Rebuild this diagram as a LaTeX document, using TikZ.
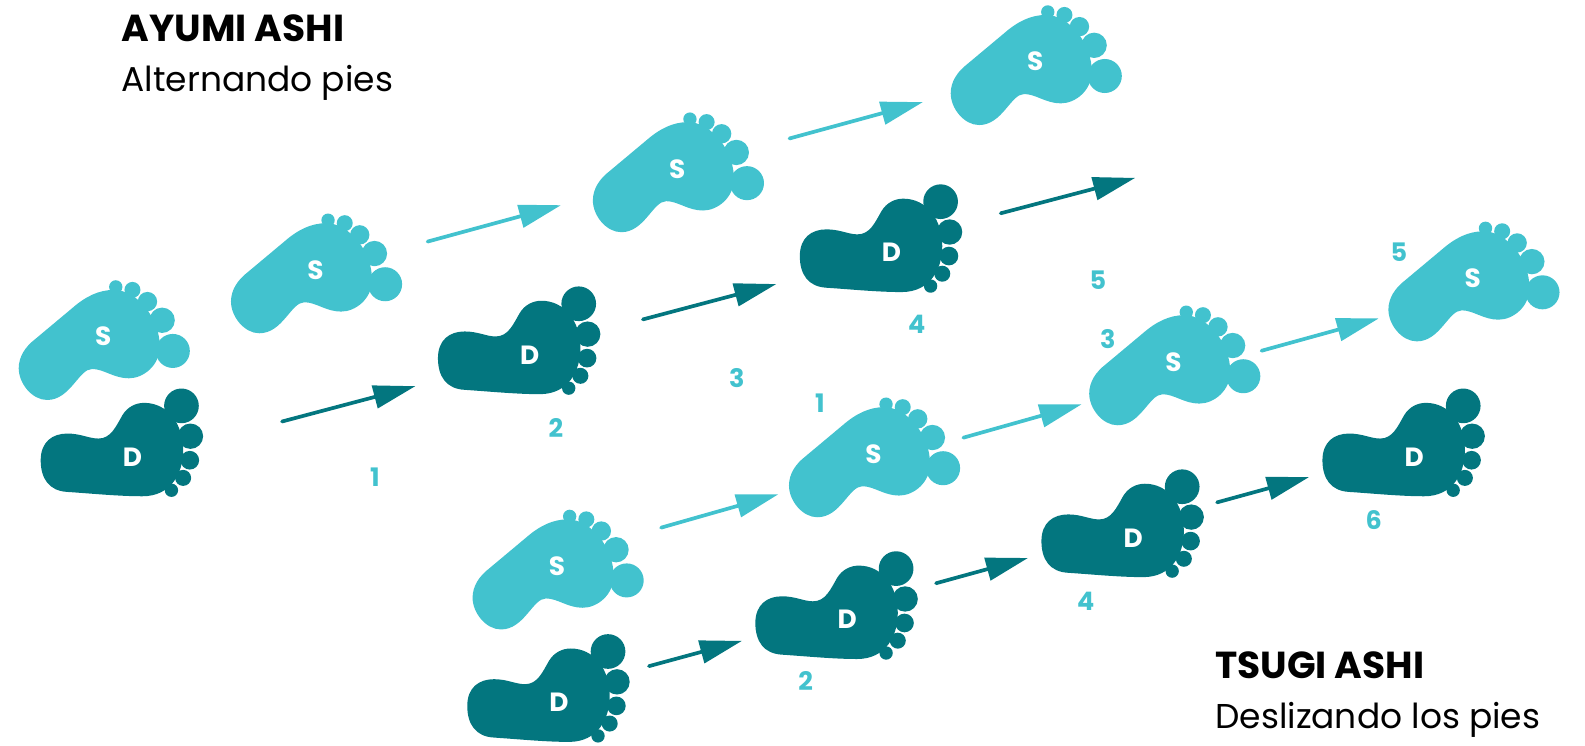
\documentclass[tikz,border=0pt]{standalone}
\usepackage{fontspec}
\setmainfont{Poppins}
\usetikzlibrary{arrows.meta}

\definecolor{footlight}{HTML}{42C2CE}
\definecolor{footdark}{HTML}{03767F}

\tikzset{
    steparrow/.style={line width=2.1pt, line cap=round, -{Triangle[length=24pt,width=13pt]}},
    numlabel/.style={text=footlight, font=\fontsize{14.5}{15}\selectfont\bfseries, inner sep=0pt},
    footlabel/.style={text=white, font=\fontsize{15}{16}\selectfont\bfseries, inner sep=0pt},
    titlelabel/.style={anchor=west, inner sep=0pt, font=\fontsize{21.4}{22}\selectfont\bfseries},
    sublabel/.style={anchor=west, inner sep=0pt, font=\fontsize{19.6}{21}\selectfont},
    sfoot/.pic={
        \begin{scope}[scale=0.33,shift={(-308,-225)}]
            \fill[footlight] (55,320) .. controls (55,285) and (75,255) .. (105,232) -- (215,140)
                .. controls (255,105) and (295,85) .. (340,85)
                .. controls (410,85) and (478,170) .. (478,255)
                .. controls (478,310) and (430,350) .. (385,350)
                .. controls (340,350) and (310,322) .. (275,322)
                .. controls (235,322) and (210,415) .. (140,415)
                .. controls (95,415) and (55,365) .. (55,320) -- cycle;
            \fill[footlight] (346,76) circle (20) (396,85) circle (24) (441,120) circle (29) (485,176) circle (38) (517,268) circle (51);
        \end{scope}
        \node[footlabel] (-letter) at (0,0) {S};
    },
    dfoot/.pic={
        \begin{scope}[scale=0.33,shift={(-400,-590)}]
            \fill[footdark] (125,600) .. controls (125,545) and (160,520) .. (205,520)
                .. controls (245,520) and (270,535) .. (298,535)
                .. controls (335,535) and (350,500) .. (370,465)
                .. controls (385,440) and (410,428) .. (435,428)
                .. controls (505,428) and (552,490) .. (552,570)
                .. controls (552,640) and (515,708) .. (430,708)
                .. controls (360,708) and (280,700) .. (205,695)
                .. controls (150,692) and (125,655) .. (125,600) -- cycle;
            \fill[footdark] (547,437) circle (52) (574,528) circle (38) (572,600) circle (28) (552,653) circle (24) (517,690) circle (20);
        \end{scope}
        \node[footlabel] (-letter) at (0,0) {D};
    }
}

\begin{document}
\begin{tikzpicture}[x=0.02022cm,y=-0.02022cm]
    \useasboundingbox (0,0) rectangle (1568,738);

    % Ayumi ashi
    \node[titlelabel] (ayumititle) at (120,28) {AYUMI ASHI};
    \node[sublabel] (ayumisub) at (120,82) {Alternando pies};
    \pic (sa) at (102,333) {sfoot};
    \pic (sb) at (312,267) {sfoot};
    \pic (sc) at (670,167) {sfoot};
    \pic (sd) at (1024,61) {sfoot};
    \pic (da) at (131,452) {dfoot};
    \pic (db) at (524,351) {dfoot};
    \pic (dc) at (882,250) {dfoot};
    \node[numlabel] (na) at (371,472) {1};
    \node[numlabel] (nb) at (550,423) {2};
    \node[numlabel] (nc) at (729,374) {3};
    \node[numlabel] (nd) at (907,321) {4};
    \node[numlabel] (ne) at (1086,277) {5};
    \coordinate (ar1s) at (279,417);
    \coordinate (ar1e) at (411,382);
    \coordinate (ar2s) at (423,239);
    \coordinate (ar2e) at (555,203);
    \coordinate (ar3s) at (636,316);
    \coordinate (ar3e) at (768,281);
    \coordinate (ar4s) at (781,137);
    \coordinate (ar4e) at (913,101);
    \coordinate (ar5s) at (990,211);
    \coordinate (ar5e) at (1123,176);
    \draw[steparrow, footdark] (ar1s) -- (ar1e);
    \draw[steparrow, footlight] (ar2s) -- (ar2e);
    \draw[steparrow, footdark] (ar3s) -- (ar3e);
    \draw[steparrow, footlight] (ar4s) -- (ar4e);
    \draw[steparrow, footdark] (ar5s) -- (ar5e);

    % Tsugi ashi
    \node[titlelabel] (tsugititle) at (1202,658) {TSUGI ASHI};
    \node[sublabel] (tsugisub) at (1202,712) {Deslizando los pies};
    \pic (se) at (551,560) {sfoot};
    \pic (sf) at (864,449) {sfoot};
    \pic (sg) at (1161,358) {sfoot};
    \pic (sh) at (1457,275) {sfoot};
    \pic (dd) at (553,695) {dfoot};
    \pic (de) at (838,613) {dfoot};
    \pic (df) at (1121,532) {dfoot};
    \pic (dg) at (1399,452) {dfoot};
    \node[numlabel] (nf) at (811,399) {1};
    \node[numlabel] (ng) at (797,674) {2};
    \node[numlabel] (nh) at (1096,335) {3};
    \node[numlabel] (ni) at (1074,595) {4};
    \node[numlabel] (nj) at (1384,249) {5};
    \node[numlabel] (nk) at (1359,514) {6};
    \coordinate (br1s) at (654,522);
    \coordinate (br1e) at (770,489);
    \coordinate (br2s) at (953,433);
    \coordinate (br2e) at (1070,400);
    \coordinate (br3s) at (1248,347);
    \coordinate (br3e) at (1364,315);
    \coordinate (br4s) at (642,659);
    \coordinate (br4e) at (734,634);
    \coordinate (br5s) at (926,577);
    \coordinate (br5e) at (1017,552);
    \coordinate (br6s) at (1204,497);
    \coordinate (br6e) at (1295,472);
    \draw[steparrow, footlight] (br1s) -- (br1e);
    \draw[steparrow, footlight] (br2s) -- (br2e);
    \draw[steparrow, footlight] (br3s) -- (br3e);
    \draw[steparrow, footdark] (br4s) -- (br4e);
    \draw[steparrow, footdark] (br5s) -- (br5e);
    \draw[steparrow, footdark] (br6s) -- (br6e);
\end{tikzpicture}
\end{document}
####
AIM:
Transcribe the full listing above exactly as it stands, minus the pictures.

FULL RESPONSE:
Rebuild this diagram as a LaTeX document, using TikZ.
\documentclass[tikz,border=0pt]{standalone}
\usepackage{fontspec}
\setmainfont{Poppins}
\usetikzlibrary{arrows.meta}

\definecolor{footlight}{HTML}{42C2CE}
\definecolor{footdark}{HTML}{03767F}

\tikzset{
    steparrow/.style={line width=2.1pt, line cap=round, -{Triangle[length=24pt,width=13pt]}},
    numlabel/.style={text=footlight, font=\fontsize{14.5}{15}\selectfont\bfseries, inner sep=0pt},
    footlabel/.style={text=white, font=\fontsize{15}{16}\selectfont\bfseries, inner sep=0pt},
    titlelabel/.style={anchor=west, inner sep=0pt, font=\fontsize{21.4}{22}\selectfont\bfseries},
    sublabel/.style={anchor=west, inner sep=0pt, font=\fontsize{19.6}{21}\selectfont},
    sfoot/.pic={
        \begin{scope}[scale=0.33,shift={(-308,-225)}]
            \fill[footlight] (55,320) .. controls (55,285) and (75,255) .. (105,232) -- (215,140)
                .. controls (255,105) and (295,85) .. (340,85)
                .. controls (410,85) and (478,170) .. (478,255)
                .. controls (478,310) and (430,350) .. (385,350)
                .. controls (340,350) and (310,322) .. (275,322)
                .. controls (235,322) and (210,415) .. (140,415)
                .. controls (95,415) and (55,365) .. (55,320) -- cycle;
            \fill[footlight] (346,76) circle (20) (396,85) circle (24) (441,120) circle (29) (485,176) circle (38) (517,268) circle (51);
        \end{scope}
        \node[footlabel] (-letter) at (0,0) {S};
    },
    dfoot/.pic={
        \begin{scope}[scale=0.33,shift={(-400,-590)}]
            \fill[footdark] (125,600) .. controls (125,545) and (160,520) .. (205,520)
                .. controls (245,520) and (270,535) .. (298,535)
                .. controls (335,535) and (350,500) .. (370,465)
                .. controls (385,440) and (410,428) .. (435,428)
                .. controls (505,428) and (552,490) .. (552,570)
                .. controls (552,640) and (515,708) .. (430,708)
                .. controls (360,708) and (280,700) .. (205,695)
                .. controls (150,692) and (125,655) .. (125,600) -- cycle;
            \fill[footdark] (547,437) circle (52) (574,528) circle (38) (572,600) circle (28) (552,653) circle (24) (517,690) circle (20);
        \end{scope}
        \node[footlabel] (-letter) at (0,0) {D};
    }
}

\begin{document}
\begin{tikzpicture}[x=0.02022cm,y=-0.02022cm]
    \useasboundingbox (0,0) rectangle (1568,738);

    % Ayumi ashi
    \node[titlelabel] (ayumititle) at (120,28) {AYUMI ASHI};
    \node[sublabel] (ayumisub) at (120,82) {Alternando pies};
    \pic (sa) at (102,333) {sfoot};
    \pic (sb) at (312,267) {sfoot};
    \pic (sc) at (670,167) {sfoot};
    \pic (sd) at (1024,61) {sfoot};
    \pic (da) at (131,452) {dfoot};
    \pic (db) at (524,351) {dfoot};
    \pic (dc) at (882,250) {dfoot};
    \node[numlabel] (na) at (371,472) {1};
    \node[numlabel] (nb) at (550,423) {2};
    \node[numlabel] (nc) at (729,374) {3};
    \node[numlabel] (nd) at (907,321) {4};
    \node[numlabel] (ne) at (1086,277) {5};
    \coordinate (ar1s) at (279,417);
    \coordinate (ar1e) at (411,382);
    \coordinate (ar2s) at (423,239);
    \coordinate (ar2e) at (555,203);
    \coordinate (ar3s) at (636,316);
    \coordinate (ar3e) at (768,281);
    \coordinate (ar4s) at (781,137);
    \coordinate (ar4e) at (913,101);
    \coordinate (ar5s) at (990,211);
    \coordinate (ar5e) at (1123,176);
    \draw[steparrow, footdark] (ar1s) -- (ar1e);
    \draw[steparrow, footlight] (ar2s) -- (ar2e);
    \draw[steparrow, footdark] (ar3s) -- (ar3e);
    \draw[steparrow, footlight] (ar4s) -- (ar4e);
    \draw[steparrow, footdark] (ar5s) -- (ar5e);

    % Tsugi ashi
    \node[titlelabel] (tsugititle) at (1202,658) {TSUGI ASHI};
    \node[sublabel] (tsugisub) at (1202,712) {Deslizando los pies};
    \pic (se) at (551,560) {sfoot};
    \pic (sf) at (864,449) {sfoot};
    \pic (sg) at (1161,358) {sfoot};
    \pic (sh) at (1457,275) {sfoot};
    \pic (dd) at (553,695) {dfoot};
    \pic (de) at (838,613) {dfoot};
    \pic (df) at (1121,532) {dfoot};
    \pic (dg) at (1399,452) {dfoot};
    \node[numlabel] (nf) at (811,399) {1};
    \node[numlabel] (ng) at (797,674) {2};
    \node[numlabel] (nh) at (1096,335) {3};
    \node[numlabel] (ni) at (1074,595) {4};
    \node[numlabel] (nj) at (1384,249) {5};
    \node[numlabel] (nk) at (1359,514) {6};
    \coordinate (br1s) at (654,522);
    \coordinate (br1e) at (770,489);
    \coordinate (br2s) at (953,433);
    \coordinate (br2e) at (1070,400);
    \coordinate (br3s) at (1248,347);
    \coordinate (br3e) at (1364,315);
    \coordinate (br4s) at (642,659);
    \coordinate (br4e) at (734,634);
    \coordinate (br5s) at (926,577);
    \coordinate (br5e) at (1017,552);
    \coordinate (br6s) at (1204,497);
    \coordinate (br6e) at (1295,472);
    \draw[steparrow, footlight] (br1s) -- (br1e);
    \draw[steparrow, footlight] (br2s) -- (br2e);
    \draw[steparrow, footlight] (br3s) -- (br3e);
    \draw[steparrow, footdark] (br4s) -- (br4e);
    \draw[steparrow, footdark] (br5s) -- (br5e);
    \draw[steparrow, footdark] (br6s) -- (br6e);
\end{tikzpicture}
\end{document}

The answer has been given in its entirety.